#### TASK INSTRUCTIONS:
Copy nothing but the text: reproduce each line of the listing exactly and leave the pictures out.
— START OF DATA SECTION —
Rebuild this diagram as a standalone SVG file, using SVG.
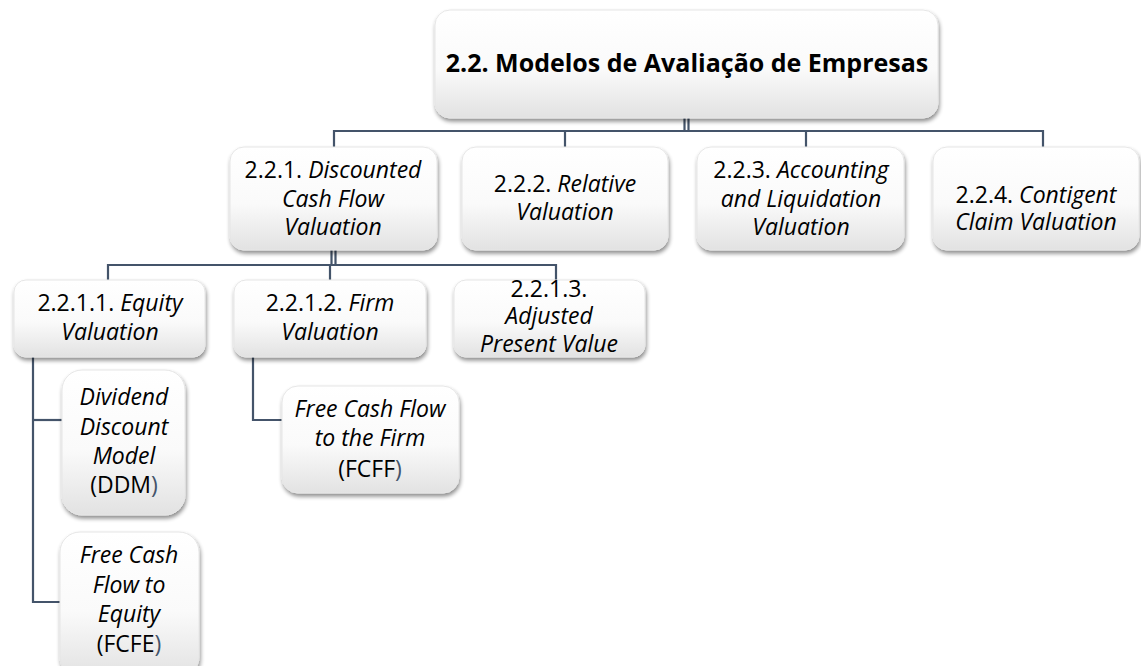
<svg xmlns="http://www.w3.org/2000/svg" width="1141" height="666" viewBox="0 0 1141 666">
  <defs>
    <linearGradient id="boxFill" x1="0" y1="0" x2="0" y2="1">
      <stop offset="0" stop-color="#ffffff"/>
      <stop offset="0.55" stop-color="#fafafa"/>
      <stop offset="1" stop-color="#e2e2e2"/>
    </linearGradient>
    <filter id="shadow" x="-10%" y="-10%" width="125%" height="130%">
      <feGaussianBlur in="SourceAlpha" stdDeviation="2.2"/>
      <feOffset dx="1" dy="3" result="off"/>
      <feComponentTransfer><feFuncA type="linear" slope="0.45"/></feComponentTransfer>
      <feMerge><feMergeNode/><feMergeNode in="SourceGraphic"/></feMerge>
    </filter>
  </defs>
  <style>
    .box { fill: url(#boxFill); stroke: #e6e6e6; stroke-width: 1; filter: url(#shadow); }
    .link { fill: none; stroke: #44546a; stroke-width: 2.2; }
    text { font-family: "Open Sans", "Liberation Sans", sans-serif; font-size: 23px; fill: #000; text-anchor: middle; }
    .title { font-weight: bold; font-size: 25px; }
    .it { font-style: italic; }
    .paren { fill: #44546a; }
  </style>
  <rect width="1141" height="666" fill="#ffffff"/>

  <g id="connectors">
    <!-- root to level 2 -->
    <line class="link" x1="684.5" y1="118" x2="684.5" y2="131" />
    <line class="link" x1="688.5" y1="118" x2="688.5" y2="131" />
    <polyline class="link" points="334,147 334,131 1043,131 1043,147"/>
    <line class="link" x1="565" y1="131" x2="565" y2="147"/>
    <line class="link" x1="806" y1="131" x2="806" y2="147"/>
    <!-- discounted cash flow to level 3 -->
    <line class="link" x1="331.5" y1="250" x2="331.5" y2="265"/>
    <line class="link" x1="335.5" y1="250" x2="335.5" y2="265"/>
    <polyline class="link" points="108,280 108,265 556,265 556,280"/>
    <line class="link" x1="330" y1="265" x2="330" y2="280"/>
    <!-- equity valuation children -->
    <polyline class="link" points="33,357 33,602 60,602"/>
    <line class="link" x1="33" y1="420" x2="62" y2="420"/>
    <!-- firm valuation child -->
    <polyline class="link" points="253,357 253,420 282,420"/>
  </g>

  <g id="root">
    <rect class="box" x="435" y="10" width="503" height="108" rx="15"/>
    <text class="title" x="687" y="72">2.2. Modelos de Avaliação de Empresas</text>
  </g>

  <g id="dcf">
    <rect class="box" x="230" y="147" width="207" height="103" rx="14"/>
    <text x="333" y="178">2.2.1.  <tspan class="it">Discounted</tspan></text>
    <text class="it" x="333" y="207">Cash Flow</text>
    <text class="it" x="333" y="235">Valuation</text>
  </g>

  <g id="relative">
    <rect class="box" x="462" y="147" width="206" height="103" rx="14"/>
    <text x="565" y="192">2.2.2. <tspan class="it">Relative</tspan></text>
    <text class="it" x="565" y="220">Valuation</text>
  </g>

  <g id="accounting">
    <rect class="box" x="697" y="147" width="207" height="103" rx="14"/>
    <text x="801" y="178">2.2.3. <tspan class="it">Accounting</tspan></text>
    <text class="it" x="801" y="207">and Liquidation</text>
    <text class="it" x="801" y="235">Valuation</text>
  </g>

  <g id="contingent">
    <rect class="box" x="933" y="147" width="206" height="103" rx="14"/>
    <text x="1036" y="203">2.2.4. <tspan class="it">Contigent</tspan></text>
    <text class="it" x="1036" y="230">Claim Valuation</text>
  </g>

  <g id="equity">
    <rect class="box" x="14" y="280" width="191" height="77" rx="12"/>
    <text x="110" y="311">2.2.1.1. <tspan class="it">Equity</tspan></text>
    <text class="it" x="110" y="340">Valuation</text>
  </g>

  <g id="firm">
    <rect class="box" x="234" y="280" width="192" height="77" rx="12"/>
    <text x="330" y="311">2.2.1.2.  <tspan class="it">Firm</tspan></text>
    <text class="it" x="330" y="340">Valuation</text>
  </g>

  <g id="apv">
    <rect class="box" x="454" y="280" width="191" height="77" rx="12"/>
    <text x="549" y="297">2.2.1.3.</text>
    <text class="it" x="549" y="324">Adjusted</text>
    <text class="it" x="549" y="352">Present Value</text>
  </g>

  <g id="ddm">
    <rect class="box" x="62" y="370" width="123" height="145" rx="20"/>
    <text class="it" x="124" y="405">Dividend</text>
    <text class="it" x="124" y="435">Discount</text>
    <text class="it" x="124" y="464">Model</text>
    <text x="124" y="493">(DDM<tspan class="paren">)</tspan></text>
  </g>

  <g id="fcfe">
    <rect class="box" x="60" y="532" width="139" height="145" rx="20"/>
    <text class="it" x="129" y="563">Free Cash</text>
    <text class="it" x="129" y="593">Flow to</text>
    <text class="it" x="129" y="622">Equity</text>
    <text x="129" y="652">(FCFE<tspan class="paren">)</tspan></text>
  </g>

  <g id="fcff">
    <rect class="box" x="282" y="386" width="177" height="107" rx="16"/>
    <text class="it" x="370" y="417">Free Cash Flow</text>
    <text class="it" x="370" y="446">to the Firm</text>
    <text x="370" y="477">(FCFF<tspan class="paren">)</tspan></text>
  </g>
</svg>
— END OF DATA SECTION —
#### WRITTEN ANSWER:
Rebuild this diagram as a standalone SVG file, using SVG.
<svg xmlns="http://www.w3.org/2000/svg" width="1141" height="666" viewBox="0 0 1141 666">
  <defs>
    <linearGradient id="boxFill" x1="0" y1="0" x2="0" y2="1">
      <stop offset="0" stop-color="#ffffff"/>
      <stop offset="0.55" stop-color="#fafafa"/>
      <stop offset="1" stop-color="#e2e2e2"/>
    </linearGradient>
    <filter id="shadow" x="-10%" y="-10%" width="125%" height="130%">
      <feGaussianBlur in="SourceAlpha" stdDeviation="2.2"/>
      <feOffset dx="1" dy="3" result="off"/>
      <feComponentTransfer><feFuncA type="linear" slope="0.45"/></feComponentTransfer>
      <feMerge><feMergeNode/><feMergeNode in="SourceGraphic"/></feMerge>
    </filter>
  </defs>
  <style>
    .box { fill: url(#boxFill); stroke: #e6e6e6; stroke-width: 1; filter: url(#shadow); }
    .link { fill: none; stroke: #44546a; stroke-width: 2.2; }
    text { font-family: "Open Sans", "Liberation Sans", sans-serif; font-size: 23px; fill: #000; text-anchor: middle; }
    .title { font-weight: bold; font-size: 25px; }
    .it { font-style: italic; }
    .paren { fill: #44546a; }
  </style>
  <rect width="1141" height="666" fill="#ffffff"/>

  <g id="connectors">
    <!-- root to level 2 -->
    <line class="link" x1="684.5" y1="118" x2="684.5" y2="131" />
    <line class="link" x1="688.5" y1="118" x2="688.5" y2="131" />
    <polyline class="link" points="334,147 334,131 1043,131 1043,147"/>
    <line class="link" x1="565" y1="131" x2="565" y2="147"/>
    <line class="link" x1="806" y1="131" x2="806" y2="147"/>
    <!-- discounted cash flow to level 3 -->
    <line class="link" x1="331.5" y1="250" x2="331.5" y2="265"/>
    <line class="link" x1="335.5" y1="250" x2="335.5" y2="265"/>
    <polyline class="link" points="108,280 108,265 556,265 556,280"/>
    <line class="link" x1="330" y1="265" x2="330" y2="280"/>
    <!-- equity valuation children -->
    <polyline class="link" points="33,357 33,602 60,602"/>
    <line class="link" x1="33" y1="420" x2="62" y2="420"/>
    <!-- firm valuation child -->
    <polyline class="link" points="253,357 253,420 282,420"/>
  </g>

  <g id="root">
    <rect class="box" x="435" y="10" width="503" height="108" rx="15"/>
    <text class="title" x="687" y="72">2.2. Modelos de Avaliação de Empresas</text>
  </g>

  <g id="dcf">
    <rect class="box" x="230" y="147" width="207" height="103" rx="14"/>
    <text x="333" y="178">2.2.1.  <tspan class="it">Discounted</tspan></text>
    <text class="it" x="333" y="207">Cash Flow</text>
    <text class="it" x="333" y="235">Valuation</text>
  </g>

  <g id="relative">
    <rect class="box" x="462" y="147" width="206" height="103" rx="14"/>
    <text x="565" y="192">2.2.2. <tspan class="it">Relative</tspan></text>
    <text class="it" x="565" y="220">Valuation</text>
  </g>

  <g id="accounting">
    <rect class="box" x="697" y="147" width="207" height="103" rx="14"/>
    <text x="801" y="178">2.2.3. <tspan class="it">Accounting</tspan></text>
    <text class="it" x="801" y="207">and Liquidation</text>
    <text class="it" x="801" y="235">Valuation</text>
  </g>

  <g id="contingent">
    <rect class="box" x="933" y="147" width="206" height="103" rx="14"/>
    <text x="1036" y="203">2.2.4. <tspan class="it">Contigent</tspan></text>
    <text class="it" x="1036" y="230">Claim Valuation</text>
  </g>

  <g id="equity">
    <rect class="box" x="14" y="280" width="191" height="77" rx="12"/>
    <text x="110" y="311">2.2.1.1. <tspan class="it">Equity</tspan></text>
    <text class="it" x="110" y="340">Valuation</text>
  </g>

  <g id="firm">
    <rect class="box" x="234" y="280" width="192" height="77" rx="12"/>
    <text x="330" y="311">2.2.1.2.  <tspan class="it">Firm</tspan></text>
    <text class="it" x="330" y="340">Valuation</text>
  </g>

  <g id="apv">
    <rect class="box" x="454" y="280" width="191" height="77" rx="12"/>
    <text x="549" y="297">2.2.1.3.</text>
    <text class="it" x="549" y="324">Adjusted</text>
    <text class="it" x="549" y="352">Present Value</text>
  </g>

  <g id="ddm">
    <rect class="box" x="62" y="370" width="123" height="145" rx="20"/>
    <text class="it" x="124" y="405">Dividend</text>
    <text class="it" x="124" y="435">Discount</text>
    <text class="it" x="124" y="464">Model</text>
    <text x="124" y="493">(DDM<tspan class="paren">)</tspan></text>
  </g>

  <g id="fcfe">
    <rect class="box" x="60" y="532" width="139" height="145" rx="20"/>
    <text class="it" x="129" y="563">Free Cash</text>
    <text class="it" x="129" y="593">Flow to</text>
    <text class="it" x="129" y="622">Equity</text>
    <text x="129" y="652">(FCFE<tspan class="paren">)</tspan></text>
  </g>

  <g id="fcff">
    <rect class="box" x="282" y="386" width="177" height="107" rx="16"/>
    <text class="it" x="370" y="417">Free Cash Flow</text>
    <text class="it" x="370" y="446">to the Firm</text>
    <text x="370" y="477">(FCFF<tspan class="paren">)</tspan></text>
  </g>
</svg>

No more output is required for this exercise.